Although charis is related to sins and is the attribute of God that they evoke, God's eleos, the free gift for the forgiveness of sins, is related to the misery that sin brings. God's tender sense of our misery displays itself in his efforts to lessen and entirely remove it efforts that are hindered and defeated only by man's continued perverseness. As Bengel said: "Grace removes guilt, mercy removes misery. "

It is worthwhile to consider how charis was used before it came to refer to God's mercy on all his works. Aristotle defined eleos this way: "Let mercy (eleos) be a certain grief for an apparently destructive and painful evil toward one who experienced what was undeserved in respect to what he himself or one of his family might expect to suffer. " Aristotle's definition shows how much charis had to be modified before it could be used to refer to the eleos of God. Grief cannot and does not touch God, in whose presence is fullness of joy. Nor does God demand unworthy suffering to move him. Indeed, in a world of sinners there is no absolutely unworthy suffering. God transcends all chance and change and cannot be involved in the misery he beholds. It is not surprising that the Manichaeans and others who desired a God as unlike man as possible protested the attribution of eleos to him. They used this as a weapon in their warfare against the Old Testament, where God is not ashamed to proclaim himself a God of pity and compassion (Psa 78:38; Psa 86:15; and often). The Manichaeans were aided in this by the Latin word misericordia (tender-heartedness); they appealed to its etymology and demanded whether the miserum cor (miserable heart) could be found in God. With respect to this "blemish of a petty mind, " as he called it, Seneca observed: "Mercy is a neighbor of misery, for it possesses and draws something from it. " Augustine correctly answered that this and all other words used to express human affections required certain modifications to remove the infirmities of human passions before they could be ascribed to God. Such infirmities were accidental; the essentials remained unchanged. Thus Augustine stated: "Likewise concerning mercy, if you would remove the emotion of participating misery for the one you pity, so that there remains a calm benevolence for healing and freeing from misery, a certain recognition of divine mercy is acknowledged. " There is always an element of grief in man's pity; John of Damascus listed eleos as one of the four forms of lype (λύπη G3077). This is not the case with God's pity. The charis of God, the gift of his free grace that is displayed in the forgiveness of sins, is extended to men as they are guilty, his eleos as they are miserable. The lower creation is the object of God's eleos, inasmuch as it has been affected by man's sin, but his charis is extended to man alone as the only one who needs it or is capable of receiving it.

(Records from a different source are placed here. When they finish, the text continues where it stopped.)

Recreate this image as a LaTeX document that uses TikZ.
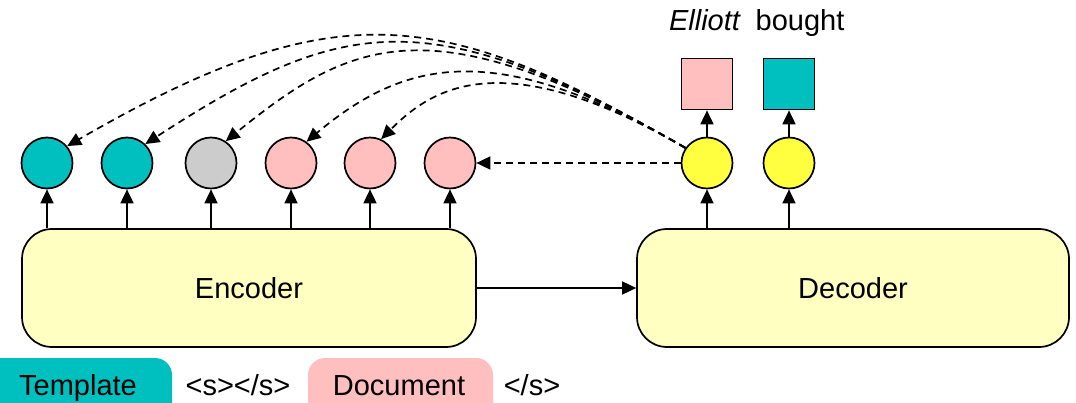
\documentclass[tikz,border=0pt]{standalone}
\usepackage{fontspec}
\setmainfont{Liberation Sans}
\usetikzlibrary{arrows.meta,calc}
\definecolor{tealfill}{RGB}{0,191,191}
\definecolor{pinkfill}{RGB}{255,191,191}
\definecolor{grayfill}{RGB}{204,204,204}
\definecolor{yellowfill}{RGB}{255,255,64}
\definecolor{blockfill}{RGB}{255,255,194}
\begin{document}
\begin{tikzpicture}[x=1pt,y=1pt,
  txt/.style={font=\fontsize{29}{34}\selectfont,inner sep=0pt},
  tok/.style={circle,draw,line width=1.7pt,minimum size=51pt,inner sep=0pt},
  outsq/.style={rectangle,draw,line width=1.7pt,minimum size=51pt,inner sep=0pt},
  block/.style={rectangle,draw,line width=1.7pt,rounded corners=30pt,fill=blockfill,
    inner sep=0pt,minimum height=118pt,txt},
  link/.style={line width=1.7pt,-{Triangle[length=14pt,width=13pt]}},
  attn/.style={link,dash pattern=on 7pt off 5pt},
]
\clip (0,0) rectangle (1076,402);

% encoder and decoder blocks
\node[block,minimum width=454pt] (enc) at (249,114) {Encoder};
\node[block,minimum width=432pt] (dec) at (853,114) {Decoder};
\draw[link] (enc.east) -- (dec.west);

% encoder output states
\node[tok,fill=tealfill] (c1) at (47,239) {};
\node[tok,fill=tealfill] (c2) at (127,239) {};
\node[tok,fill=grayfill] (c3) at (211,239) {};
\node[tok,fill=pinkfill] (c4) at (291,239) {};
\node[tok,fill=pinkfill] (c5) at (370,239) {};
\node[tok,fill=pinkfill] (c6) at (450,239) {};
\foreach \c in {c1,c2,c3,c4,c5,c6}
  \draw[link] (\c |- enc.north) -- (\c.south);

% decoder states and outputs
\node[tok,fill=yellowfill] (y1) at (707,239) {};
\node[tok,fill=yellowfill] (y2) at (789,239) {};
\node[outsq,fill=pinkfill] (o1) at (707,318) {};
\node[outsq,fill=tealfill] (o2) at (789,318) {};
\foreach \y/\o in {y1/o1,y2/o2}{
  \draw[link] (\y |- dec.north) -- (\y.south);
  \draw[link] (\y.north) -- (\o.south);
}
\node[txt,anchor=base] (w1) at (705,371) {\textit{Elliott}};
\node[txt,anchor=base] (w2) at (800,371) {bought};

% attention links back to the encoder states
\draw[attn] (y1.145) .. controls +(150:280pt) and +(30:313pt) .. (c1.40);
\draw[attn] (y1.145) .. controls +(150:296pt) and +(33:234pt) .. (c2.46);
\draw[attn] (y1.145) .. controls +(150:294pt) and +(39:160pt) .. (c3.56);
\draw[attn] (y1.145) .. controls +(150:217pt) and +(40:131pt) .. (c4.54);
\draw[attn] (y1.145) .. controls +(150:213pt) and +(45:71pt) .. (c5.65);
\draw[attn] (y1.west) -- (c6.east);

% input layout legend
\fill[tealfill,rounded corners=17pt] (-20,-40) rectangle (172,44);
\fill[pinkfill,rounded corners=17pt] (308,-40) rectangle (493,44);
\node[txt,anchor=base] (l1) at (78,7) {Template};
\node[txt,anchor=base] (l2) at (238,7) {<s></s>};
\node[txt,anchor=base] (l3) at (399,7) {Document};
\node[txt,anchor=base] (l4) at (532,7) {</s>};
\end{tikzpicture}
\end{document}
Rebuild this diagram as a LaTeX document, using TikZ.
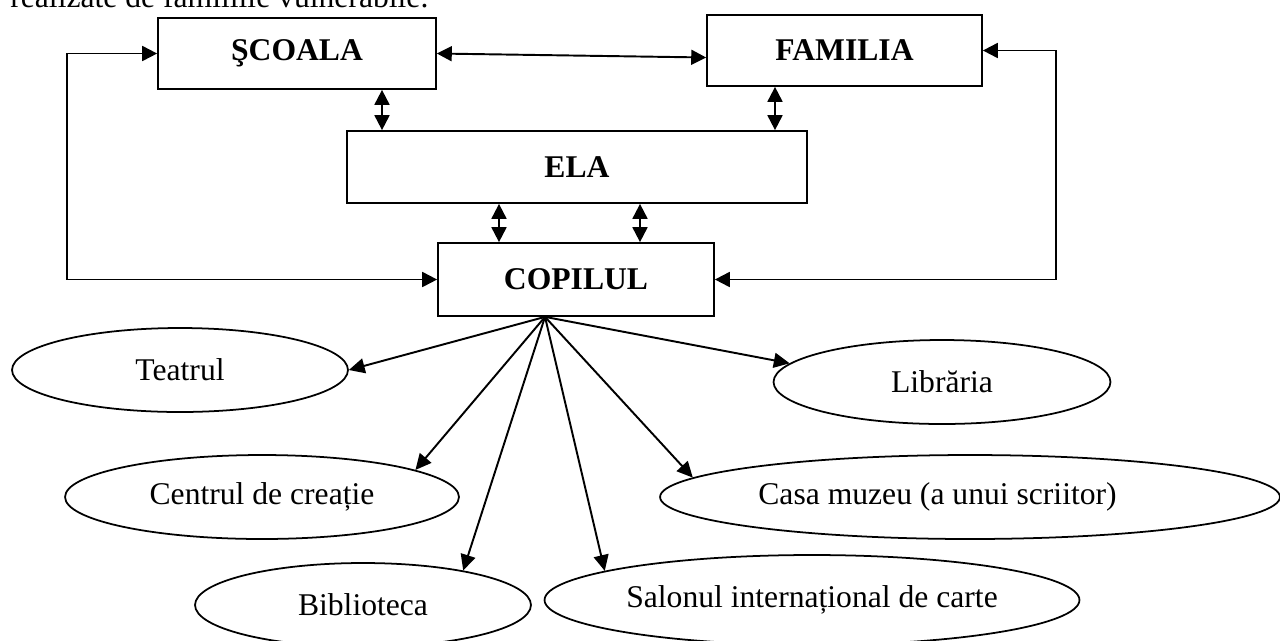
\documentclass[tikz,border=0pt]{standalone}
\usepackage{fontspec}
\setmainfont{Liberation Serif}
\usetikzlibrary{shapes,arrows.meta,positioning,calc}

\begin{document}
\begin{tikzpicture}[
    x=0.02cm, y=-0.02cm,
    every node/.style={font=\fontsize{18}{21}\selectfont},
    box/.style={draw, line width=1pt, rectangle, inner sep=0pt, font=\fontsize{18}{21}\selectfont\bfseries},
    place/.style={draw, line width=1pt, ellipse, inner sep=0pt, minimum height=1.68cm},
    link/.style={line width=1.1pt, -{Triangle[length=9pt,width=8.5pt]}},
    both/.style={line width=1.1pt, {Triangle[length=8.5pt,width=8.5pt]}-{Triangle[length=8.5pt,width=8.5pt]}}
]
    \useasboundingbox (0,0) rectangle (1280,640);

    \node[anchor=base west, inner sep=0pt] (intro) at (10,7) {realizate de familiile vulnerabile.};

    \node[box, minimum width=5.56cm, minimum height=1.42cm] (scoala) at (297,53.5) {ŞCOALA};
    \node[box, minimum width=5.5cm, minimum height=1.42cm] (familia) at (844.5,50.5) {FAMILIA};
    \node[box, minimum width=9.2cm, minimum height=1.44cm] (ela) at (577,167) {ELA};
    \node[box, minimum width=5.52cm, minimum height=1.46cm] (copilul) at (576,279.5) {COPILUL};

    \node[place, minimum width=6.72cm] (teatrul) at (180,370) {Teatrul};
    \node[place, minimum width=6.74cm] (libraria) at (942,382) {Librăria};
    \node[place, minimum width=7.88cm] (centrul) at (262,497) {Centrul de creație};
    \node[place, minimum width=12.4cm] (casa) at (970,497) {Casa muzeu (a unui scriitor)\hspace*{1.3cm}};
    \node[place, minimum width=6.72cm] (biblioteca) at (363,605) {Biblioteca};
    \node[place, minimum width=10.7cm, minimum height=1.8cm] (salonul) at (812,600) {Salonul internațional de carte};

    \coordinate (lx) at (67,0);
    \coordinate (rx) at (1056,0);
    \coordinate (v1) at (382,0);
    \coordinate (v2) at (775,0);
    \coordinate (v3) at (499,0);
    \coordinate (v4) at (640,0);
    \coordinate (hub) at ([xshift=-0.62cm]copilul.south);

    \draw[both] (scoala.west) -- (scoala.west -| lx) |- (copilul.west);
    \draw[both] (familia.east) -- (familia.east -| rx) |- (copilul.east);
    \draw[both] (scoala.east) -- ([yshift=-0.14cm]familia.west);
    \draw[both] (v1 |- scoala.south) -- (v1 |- ela.north);
    \draw[both] (v2 |- familia.south) -- (v2 |- ela.north);
    \draw[both] (v3 |- ela.south) -- (v3 |- copilul.north);
    \draw[both] (v4 |- ela.south) -- (v4 |- copilul.north);

    \draw[link] (hub) -- (teatrul.east);
    \draw[link] (hub) -- (libraria.173);
    \draw[link] (hub) -- (centrul.10);
    \draw[link] (hub) -- (biblioteca.19);
    \draw[link] (hub) -- (salonul.172);
    \draw[link] (hub) -- (casa.176);
\end{tikzpicture}
\end{document}
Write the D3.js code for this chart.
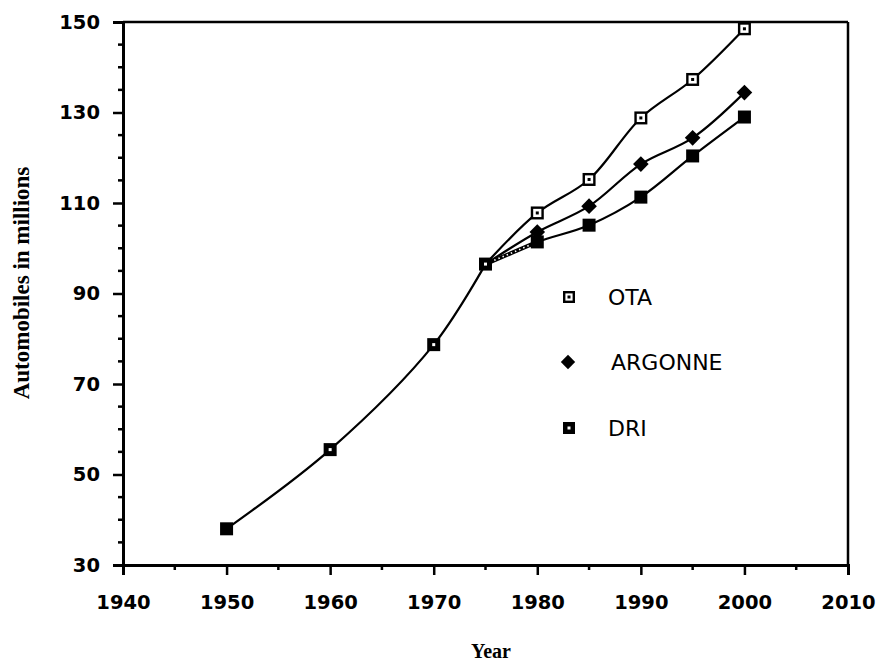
<!DOCTYPE html>
<html>
<head>
<meta charset="utf-8">
<script src="https://cdn.jsdelivr.net/npm/d3@7"></script>
<style>
  html, body { margin: 0; padding: 0; background: #fff; }
  svg { display: block; }
</style>
</head>
<body>
<svg id="chart" width="878" height="663"></svg>
<script>
// ---- data ----
const commonYears = [1950, 1960, 1970, 1975];
const commonValues = [38, 55.5, 78.7, 96.5];
const commonMarkers = ["filled", "dot", "dot", "dot"];

const projYears = [1975, 1980, 1985, 1990, 1995, 2000];
const otaValues = [96.5, 107.8, 115.2, 128.8, 137.3, 148.5];
const argonneValues = [96.5, 103.6, 109.3, 118.6, 124.4, 134.4];
const driValues = [96.5, 101.4, 105.1, 111.3, 120.4, 129.0];

const seriesNames = ["OTA", "ARGONNE", "DRI"];
const seriesMarkers = ["open", "diamond", "filled"];

const xTicks = [1940, 1950, 1960, 1970, 1980, 1990, 2000, 2010];
const yTicks = [30, 50, 70, 90, 110, 130, 150];
const xMinorTicks = [1945, 1955, 1965, 1975, 1985, 1995, 2005];
const yMinorTicks = [35, 40, 45, 55, 60, 65, 75, 80, 85, 95, 100, 105, 115, 120, 125, 135, 140, 145];

const yTitle = "Automobiles in millions";
const xTitle = "Year";

// ---- layout ----
const svg = d3.select("#chart");
const x = d3.scaleLinear().domain([1940, 2010]).range([123, 848]);
const y = d3.scaleLinear().domain([30, 150]).range([565, 22]);

const tickFont = "'DejaVu Sans', sans-serif";

// frame (top + right)
svg.append("line").attr("x1", x(1940)).attr("x2", x(2010)).attr("y1", y(150)).attr("y2", y(150))
  .attr("stroke", "#000").attr("stroke-width", 2.5);
svg.append("line").attr("x1", x(2010)).attr("x2", x(2010)).attr("y1", y(150)).attr("y2", y(30))
  .attr("stroke", "#000").attr("stroke-width", 2.5);

// axes
const xAxis = svg.append("g").attr("transform", `translate(0,${y(30)})`)
  .call(d3.axisBottom(x).tickValues(xTicks).tickFormat(d3.format("d")).tickSize(10).tickPadding(20));
xAxis.append("g").selectAll("line").data(xMinorTicks).join("line")
  .attr("x1", d => x(d)).attr("x2", d => x(d)).attr("y1", 0).attr("y2", 5)
  .attr("stroke", "#000").attr("stroke-width", 2.5);

const yAxis = svg.append("g").attr("transform", `translate(${x(1940)},0)`)
  .call(d3.axisLeft(y).tickValues(yTicks).tickSize(10).tickPadding(13));
yAxis.append("g").selectAll("line").data(yMinorTicks).join("line")
  .attr("x1", -5).attr("x2", 0).attr("y1", d => y(d)).attr("y2", d => y(d))
  .attr("stroke", "#000").attr("stroke-width", 2.5);

[xAxis, yAxis].forEach(g => {
  g.select(".domain").attr("stroke-width", 3);
  g.selectAll(".tick line").attr("stroke-width", 2.5);
  g.selectAll(".tick text").attr("font-family", tickFont).attr("font-weight", "bold")
    .attr("font-size", 19.5).attr("fill", "#000");
});

// axis titles
svg.append("text").attr("transform", `translate(29,${283}) rotate(-90)`)
  .attr("text-anchor", "middle").attr("font-family", "'Liberation Serif', serif")
  .attr("font-weight", "bold").attr("font-size", 23).text(yTitle);
svg.append("text").attr("x", 491).attr("y", 658)
  .attr("text-anchor", "middle").attr("font-family", "'Liberation Serif', serif")
  .attr("font-weight", "bold").attr("font-size", 20).text(xTitle);

// lines
const line = d3.line().x(d => x(d[0])).y(d => y(d[1])).curve(d3.curveCatmullRom.alpha(0.5));
const lineStyle = sel => sel.attr("fill", "none").attr("stroke", "#000").attr("stroke-width", 2.2);

svg.append("path").datum(d3.zip(commonYears, commonValues)).attr("d", line).call(lineStyle);
const seriesValues = [otaValues, argonneValues, driValues];
seriesValues.forEach(vals => {
  svg.append("path").datum(d3.zip(projYears, vals)).attr("d", line).call(lineStyle);
});
// dotted look on the DRI branch just after 1975
svg.append("path").datum(d3.zip(projYears.slice(0, 2), driValues.slice(0, 2)))
  .attr("d", line).attr("fill", "none").attr("stroke", "#000").attr("stroke-width", 4);
svg.append("path").datum(d3.zip(projYears.slice(0, 2), driValues.slice(0, 2)))
  .attr("d", line).attr("fill", "none").attr("stroke", "#fff").attr("stroke-width", 1.6)
  .attr("stroke-dasharray", "1.5 3").attr("stroke-dashoffset", -14);

// markers
function drawMarker(g, type, cx, cy, s) {
  if (type === "filled") {
    g.append("rect").attr("x", cx - s / 2).attr("y", cy - s / 2).attr("width", s).attr("height", s).attr("fill", "#000");
  } else if (type === "dot") {
    g.append("rect").attr("x", cx - s / 2).attr("y", cy - s / 2).attr("width", s).attr("height", s).attr("fill", "#000");
    g.append("rect").attr("x", cx - 1.5).attr("y", cy - 1.5).attr("width", 3).attr("height", 3).attr("fill", "#fff");
  } else if (type === "open") {
    g.append("rect").attr("x", cx - s / 2 + 1.2).attr("y", cy - s / 2 + 1.2).attr("width", s - 2.4).attr("height", s - 2.4)
      .attr("fill", "#fff").attr("stroke", "#000").attr("stroke-width", 2.4);
    g.append("rect").attr("x", cx - 1.5).attr("y", cy - 1.5).attr("width", 3).attr("height", 3).attr("fill", "#000");
  } else if (type === "diamond") {
    const r = s * 0.6;
    g.append("path").attr("d", `M${cx},${cy - r}L${cx + r},${cy}L${cx},${cy + r}L${cx - r},${cy}Z`).attr("fill", "#000");
  }
}

const mk = svg.append("g");
commonYears.forEach((yr, i) => drawMarker(mk, commonMarkers[i], x(yr), y(commonValues[i]), 13));
seriesValues.forEach((vals, si) => {
  projYears.forEach((yr, i) => {
    if (i === 0) return;
    drawMarker(mk, seriesMarkers[si], x(yr), y(vals[i]), 13);
  });
});

// legend
const legendX = [569, 568, 569];
const legendTextX = [608, 611, 608];
const legendY = [297, 362, 428];
const legendMarkers = ["open", "diamond", "dot"];
const lg = svg.append("g");
seriesNames.forEach((name, i) => {
  drawMarker(lg, legendMarkers[i], legendX[i], legendY[i], 12);
  lg.append("text").attr("x", legendTextX[i]).attr("y", legendY[i] + 8)
    .attr("font-family", "'DejaVu Sans', sans-serif").attr("font-size", 22).text(name);
});
</script>
</body>
</html>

In the divine mind, and in the order of our salvation as God conceives it, God's eleos precedes his charis. God so loved the world with a pitying love (eleos) that he gave his only begotten Son (charis) that the world through him might be saved (cf. Luk 1:78-79; Eph 2:4). But in the order of the manifestation of that salvation, God's grace precedes his mercy, charis comes before eleos. The same people are the subjects of both, since they are both guilty and miserable, yet the righteousness of God demands that the guilt should be absolved before the misery can be assuaged: only the forgiven may be blessed. God must pardon before he can heal; men must be justified before they can be sanctified. Just as the righteousness of God absolutely requires relating the two terms, so does man's moral constitution, which links misery with guilt and makes the first the inseparable companion of the second. As a result, in each of the apostolic salutations where these words occur, charis precedes eleos, an order that could not have been reversed. In the more usual Pauline salutations, charis precedes eirene (εἰρήνη G1515; 1Co 1:3; 2Co 1:2; and often).